Todo este relato era acompanhado de um fino humor, que metia enfermeiras jeitosas, aparadeiras, banhinhos dados, até, ainda segundo o cada vez mais peculiar narrador, “a coisa ter começado a levantar”, e aí as enfermeiras nunca mais por ali apareceram. Foi a pior parte, lamentava-se.
Sempre que alguém ousava fazer uma interjeição do género “deve ter sido lixado”, o Quim Zé, do alto dos seus 50 anos bem cuidados, logo dizia: – qual quê, foi a melhor coisa que me aconteceu. Corta uma perna e tu vais ver…
Repetiu a frase várias vezes, e se alguém argumentava que a perna lhe faria muita falta, ele respondia: – pronto, se achas que a perna te faz falta, corta um braço, uma mão talvez…
E explicava: – Não pode ser propositado, senão não recebes do seguro… pedes a um amigo que te passe por cima, ou vais cortar lenha com ele de motosserra…
Os risos eram constantes, e o meu juntava-se aos demais.
Era inacreditável como alguém era capaz de brincar com uma situação tão dramática, com a sua própria condição.
– Lixado mesmo é um gajo não ter noção, nos tempos seguintes, que lhe falta a perna.
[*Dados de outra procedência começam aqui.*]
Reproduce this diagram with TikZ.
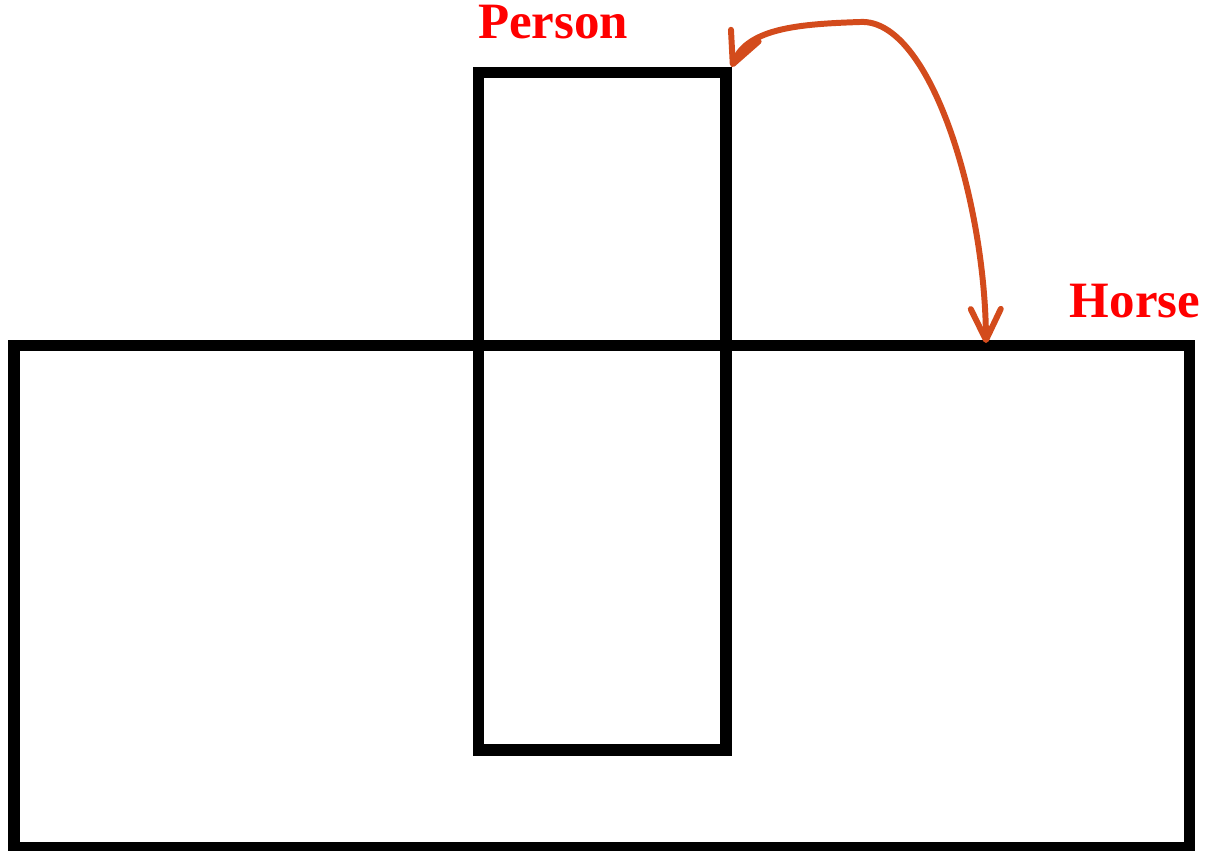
\documentclass[tikz,border=0pt]{standalone}
\usepackage{fontspec}
\setmainfont{Liberation Serif}
\usetikzlibrary{arrows.meta}
\definecolor{arrowred}{RGB}{211,75,28}
\definecolor{labelred}{RGB}{255,0,0}
\tikzset{
  box/.style={draw=black, line width=6.4pt, inner sep=0pt, fill=none},
  lbl/.style={text=labelred, font=\fontsize{29}{34}\selectfont\bfseries, anchor=base, inner sep=0pt},
  barb/.tip={Straight Barb[length=0.62cm, width=0.6cm, line width=3.4pt, round]},
  curvearrow/.style={draw=arrowred, line width=3.4pt, line cap=round, barb-barb}
}
\begin{document}
\begin{tikzpicture}[x=0.02cm,y=-0.02cm]
  \useasboundingbox (0,0) rectangle (1213,851);
  \node[box, minimum width=23.51cm, minimum height=10.05cm] (horse) at (601.75,596.75) {};
  \node[box, minimum width=4.95cm, minimum height=13.55cm] (person) at (602.25,411.25) {};
  \node[lbl] (personlabel) at (553,39) {Person};
  \node[lbl] (horselabel) at (1135,317) {Horse};
  \coordinate (start) at (986,343);
  \coordinate (top) at (860,22);
  \draw[curvearrow] (start) .. controls (985,200) and (930,18) .. (top)
     .. controls (800,24) and (748,28) .. (person.north east);
\end{tikzpicture}
\end{document}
Bati com os queixos várias vezes no armário, sempre que saía da cama pelo lado errado…
Contou depois o que fez com a indemnização que recebeu do seguro: – Comprei uma casa naquele cruzamento e uma moto pesada adaptada, que está ali…
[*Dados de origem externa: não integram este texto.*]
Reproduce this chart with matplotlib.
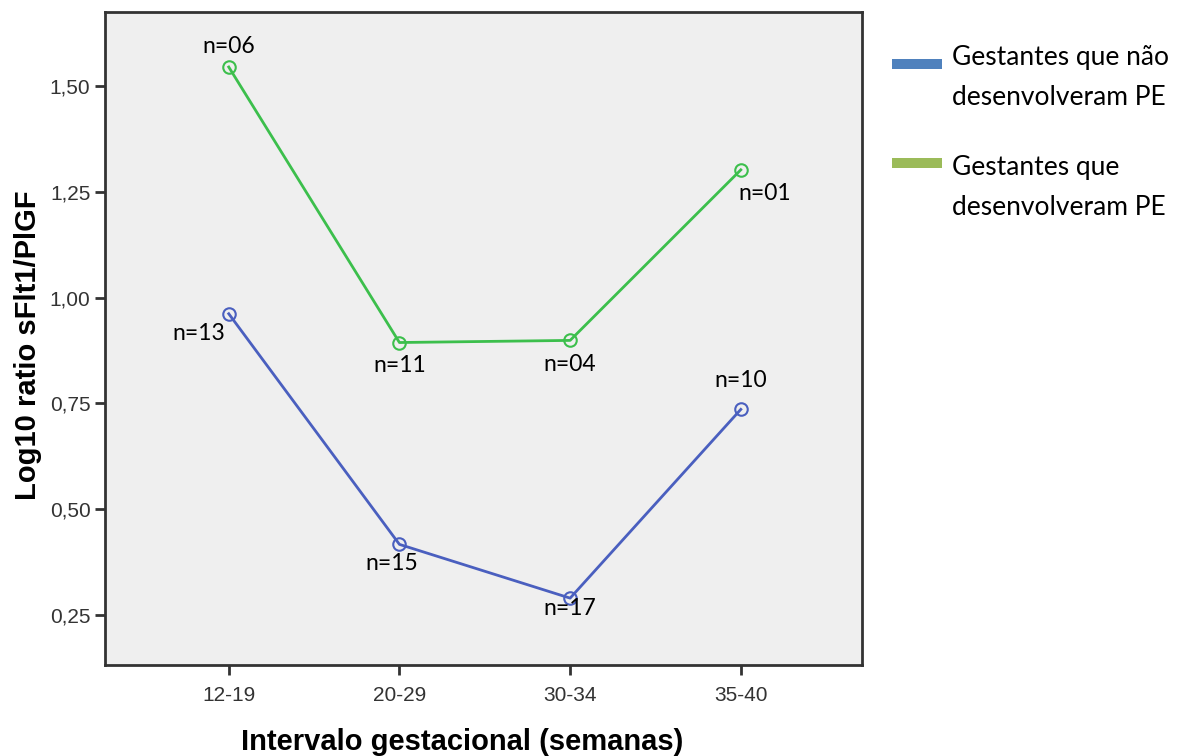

O Quim Zé, a única vez que tomou um ar mais sério, foi para dizer que a perna que perdeu lhe trouxe uma coisa fundamental: mudou a sua forma de estar na vida, fez dele um homem melhor, pois antes do acidente era um bom “car*lho”.
A certa altura, continuando em tom jocoso, referiu que já tinha pensado escrever um livro, mas para quê, a malta não lê a ponta de um corno…
Foi quando intervim pela primeira e última vez naquela conversa.
– Concordo em absoluto consigo, até porque sou escritor. Mas não se preocupe, eu escrevo por si…
Ele achou piada e eu também.
Paguei, despedi-me de todos, montei na minha moto e saí.
Confesso que, ao entrar na estrada, pensei:
– E se agora viesse um carro e me atirasse “um pé para junto de uma orelha”?
Seria eu capaz de me tornar um homem melhor como o Quim Zé?
Cheguei são e salvo a casa e escrevi, tal como lhe prometi.